New Seeds Sprout In Pueblo Garden

by Jose Jovel

Pueblo Garden Club with sponsors Ms. Espindola (flowers shirt) & Mr. Pitts (gray shirt)

The seeds have been planted; the sun is shining. There is hope.

Pueblo High School’s Garden Club has big plans for the 2021-22 school year, and they have already begun to plant new vegetation—setting their goals high for a productive year and a promising future.

The club will continue the reconstruction of the garden and discuss new directions for Pueblo’s little acre of botanical bliss.

One of the club’s primary goals is to continue to clean and clear the garden after it was destroyed two years ago. (Those responsible for the garden’s “massacre” have never been determined.)
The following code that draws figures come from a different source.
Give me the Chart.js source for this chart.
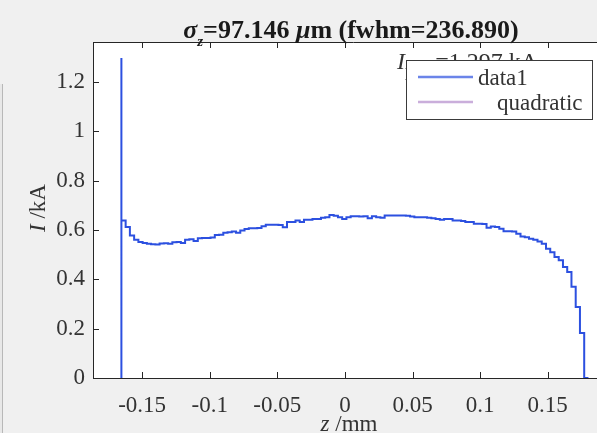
<!DOCTYPE html>
<html>
<head>
<meta charset="utf-8">
<script src="https://cdn.jsdelivr.net/npm/chart.js@4.4.0/dist/chart.umd.min.js"></script>
<style>
  html, body { margin: 0; padding: 0; background: #f0f0f0; overflow: hidden; }
  #wrap { position: relative; width: 597px; height: 433px; overflow: hidden; }
  #profile { position: absolute; left: 0; top: 0; }
  #edge { position: absolute; left: 0; top: 84px; width: 2px; height: 349px; border-right: 1px solid #b8b8b8; background: #e8e8e8; }
</style>
</head>
<body>
<div id="wrap">
  <canvas id="profile" width="630" height="433"></canvas>
  <div id="edge"></div>
</div>
<script>
// histogram bins along z (mm)
const zStart = -0.1653;
const zStep = 0.00314;

// current per bin (kA)
const current = [
  1.297, 0.638, 0.612, 0.578, 0.560, 0.551, 0.547, 0.544, 0.542, 0.541,
  0.545, 0.546, 0.544, 0.550, 0.551, 0.547, 0.560, 0.562, 0.555, 0.566,
  0.567, 0.567, 0.570, 0.580, 0.581, 0.589, 0.591, 0.594, 0.589, 0.598,
  0.604, 0.607, 0.607, 0.608, 0.615, 0.621, 0.621, 0.621, 0.620, 0.611,
  0.632, 0.632, 0.638, 0.632, 0.641, 0.641, 0.645, 0.645, 0.650, 0.652,
  0.661, 0.658, 0.652, 0.645, 0.652, 0.656, 0.656, 0.655, 0.656, 0.648,
  0.656, 0.652, 0.650, 0.659, 0.659, 0.659, 0.659, 0.659, 0.658, 0.655,
  0.652, 0.652, 0.652, 0.650, 0.648, 0.645, 0.641, 0.645, 0.645, 0.638,
  0.638, 0.636, 0.632, 0.632, 0.625, 0.625, 0.624, 0.609, 0.614, 0.612,
  0.605, 0.595, 0.595, 0.594, 0.585, 0.574, 0.571, 0.564, 0.560, 0.553,
  0.544, 0.524, 0.510, 0.490, 0.477, 0.450, 0.430, 0.370, 0.288, 0.182
];

// quadratic fit (not plotted, legend entry only)
const quadratic = [];

const seriesNames = ["data1", "quadratic"];
const seriesColors = ["#2c50e0", "#b48ccc"];

const xRange = [-0.1863, 0.199];
const yRange = [0, 1.362];
const xStep = 0.05;
const yStep = 0.2;

const sigmaZ = "97.146";
const fwhm = "236.890";
const peakCurrent = "1.297";

const serif = "'Liberation Serif', 'Times New Roman', serif";
const ink = "#262626";

// step outline: start and end on the axis
const points = [{ x: zStart, y: 0 }];
current.forEach((v, i) => points.push({ x: zStart + i * zStep, y: v }));
points.push({ x: zStart + current.length * zStep, y: 0 });

function runsWidth(ctx, runs) {
  let w = 0;
  runs.forEach(r => { ctx.font = r.font; w += ctx.measureText(r.text).width; });
  return w;
}
function drawRuns(ctx, runs, x, y) {
  runs.forEach(r => {
    ctx.font = r.font;
    ctx.fillText(r.text, x, y + (r.dy || 0));
    x += ctx.measureText(r.text).width;
  });
}

const fmt = v => String(Number(v.toFixed(2)));

const plotDecor = {
  id: "plotDecor",
  beforeDraw(chart) {
    const { ctx, chartArea: a } = chart;
    ctx.save();
    ctx.fillStyle = "#ffffff";
    ctx.fillRect(a.left, a.top, a.right - a.left, a.bottom - a.top);
    ctx.restore();
  },
  afterDraw(chart) {
    const { ctx, chartArea: a, scales } = chart;
    ctx.save();
    ctx.strokeStyle = ink;
    ctx.lineWidth = 1;

    // top box edge
    ctx.beginPath();
    ctx.moveTo(a.left, a.top + 0.5);
    ctx.lineTo(a.right, a.top + 0.5);
    ctx.stroke();

    // inward tick marks
    ctx.beginPath();
    scales.x.ticks.forEach(t => {
      const px = Math.round(scales.x.getPixelForValue(t.value)) + 0.5;
      ctx.moveTo(px, a.bottom); ctx.lineTo(px, a.bottom - 6);
      ctx.moveTo(px, a.top); ctx.lineTo(px, a.top + 6);
    });
    scales.y.ticks.forEach(t => {
      const py = Math.round(scales.y.getPixelForValue(t.value)) + 0.5;
      ctx.moveTo(a.left, py); ctx.lineTo(a.left + 6, py);
    });
    ctx.stroke();

    ctx.fillStyle = "#1a1a1a";
    ctx.textBaseline = "alphabetic";

    // title
    const bold = "bold 26px " + serif;
    const boldIt = "italic bold 26px " + serif;
    const title = [
      { text: "\u03c3", font: boldIt },
      { text: "z", font: "italic bold 15px " + serif, dy: 8 },
      { text: "=" + sigmaZ + " ", font: bold },
      { text: "\u03bc", font: boldIt },
      { text: "m (fwhm=" + fwhm + ")", font: bold }
    ];
    const cx = (a.left + 597) / 2 + 6;
    drawRuns(ctx, title, cx - runsWidth(ctx, title) / 2, 38);

    // peak current note, partly under the legend
    ctx.fillStyle = "#333333";
    drawRuns(ctx, [
      { text: "I", font: "italic 24px " + serif },
      { text: "peak", font: "16px " + serif, dy: 7 },
      { text: "=" + peakCurrent + " kA", font: "24px " + serif }
    ], a.left + 304, 69);

    // axis labels
    const xLab = [
      { text: "z", font: "italic 23px " + serif },
      { text: " /mm", font: "23px " + serif }
    ];
    drawRuns(ctx, xLab, 349 - runsWidth(ctx, xLab) / 2, 431);

    const yLab = [
      { text: "I", font: "italic 23px " + serif },
      { text: " /kA", font: "23px " + serif }
    ];
    ctx.save();
    ctx.translate(45, (a.top + a.bottom) / 2 - 2);
    ctx.rotate(-Math.PI / 2);
    drawRuns(ctx, yLab, -runsWidth(ctx, yLab) / 2, 0);
    ctx.restore();

    // legend box
    const lx = a.left + 313, ly = a.top + 18, lw = 186, lh = 59;
    ctx.fillStyle = "#ffffff";
    ctx.fillRect(lx, ly, lw, lh);
    ctx.strokeStyle = "#3a3a3a";
    ctx.strokeRect(lx + 0.5, ly + 0.5, lw, lh);
    const textX = [lx + 72, lx + 91];
    chart.data.datasets.forEach((ds, i) => {
      const y = ly + 17 + i * 25;
      ctx.strokeStyle = ds.borderColor;
      ctx.globalAlpha = 0.7;
      ctx.lineWidth = 2.5;
      ctx.beginPath();
      ctx.moveTo(lx + 12, y); ctx.lineTo(lx + 67, y);
      ctx.stroke();
      ctx.globalAlpha = 1;
      ctx.fillStyle = "#333333";
      ctx.font = "23px " + serif;
      ctx.fillText(ds.label, textX[i], y + 8);
    });
    ctx.restore();
  }
};

new Chart(document.getElementById("profile"), {
  type: "line",
  data: {
    datasets: [
      {
        label: seriesNames[0],
        data: points,
        borderColor: seriesColors[0],
        borderWidth: 2,
        stepped: "after",
        pointRadius: 0,
        fill: false
      },
      {
        label: seriesNames[1],
        data: quadratic,
        borderColor: seriesColors[1],
        borderWidth: 1.5,
        pointRadius: 0
      }
    ]
  },
  options: {
    responsive: false,
    animation: false,
    layout: { padding: { top: 42, right: 16, bottom: 0, left: 0 } },
    plugins: {
      legend: { display: false },
      title: { display: false },
      tooltip: { enabled: false }
    },
    scales: {
      x: {
        type: "linear",
        min: xRange[0],
        max: xRange[1],
        afterFit: s => { s.height = 55; },
        grid: { display: false, drawTicks: false },
        border: { display: true, color: ink, width: 1 },
        ticks: {
          stepSize: xStep,
          includeBounds: false,
          maxRotation: 0,
          autoSkip: false,
          padding: 14,
          color: "#333333",
          font: { family: serif, size: 23 },
          callback: v => fmt(v)
        }
      },
      y: {
        min: yRange[0],
        max: yRange[1],
        afterFit: s => { s.width = 93; },
        grid: { display: false, drawTicks: false },
        border: { display: true, color: ink, width: 1 },
        ticks: {
          stepSize: yStep,
          includeBounds: false,
          padding: 8,
          color: "#333333",
          font: { family: serif, size: 23 },
          callback: v => fmt(v)
        }
      }
    }
  },
  plugins: [plotDecor]
});
</script>
</body>
</html>
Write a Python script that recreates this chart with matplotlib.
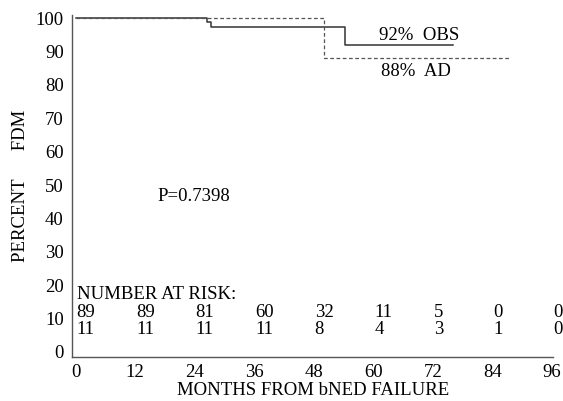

With new enthusiastic sponsors and a tenacious group of students, everybody in this club is ready to roll up his and her sleeves and get a little dirty.

Pueblo science teachers Mr. Nicolas Pitts and Ms. Melissa Espindola, this year’s Garden Club sponsors, are eager to provide learning opportunities for students this school year and for years to come.

“We don’t know exactly what happened to the garden two years ago, but everybody in the Garden Club is excited to make the garden better than ever,” Espindola said.

Garden Club member, sophomore Jolette Coronado, said, “Working on this garden provides new opportunities to learn. We are planting foods that we can actually eat as well as learning how to nurture to everything that we grow.” She paused and said, “Everybody in the club is excited about our harvests after all of our hard work.”

Pitts said, “The Garden Club will definitely live on but in a new direction.” He added that the garden will take multiple years to return to its original state, but he hopes that new students in the club will be creative and add their own footprints to the garden.

Progress made in the garden.

Every student is welcome to join the club; meetings are held Thursdays after school. Everybody is encouraged to share ideas how to resurrect the garden and bring new life to the northwestern corner of Pueblo’s campus.

“We already have all the garden beds working,” said Pitts. “We’re on our way to making this garden a new learning environment for all teachers and students.”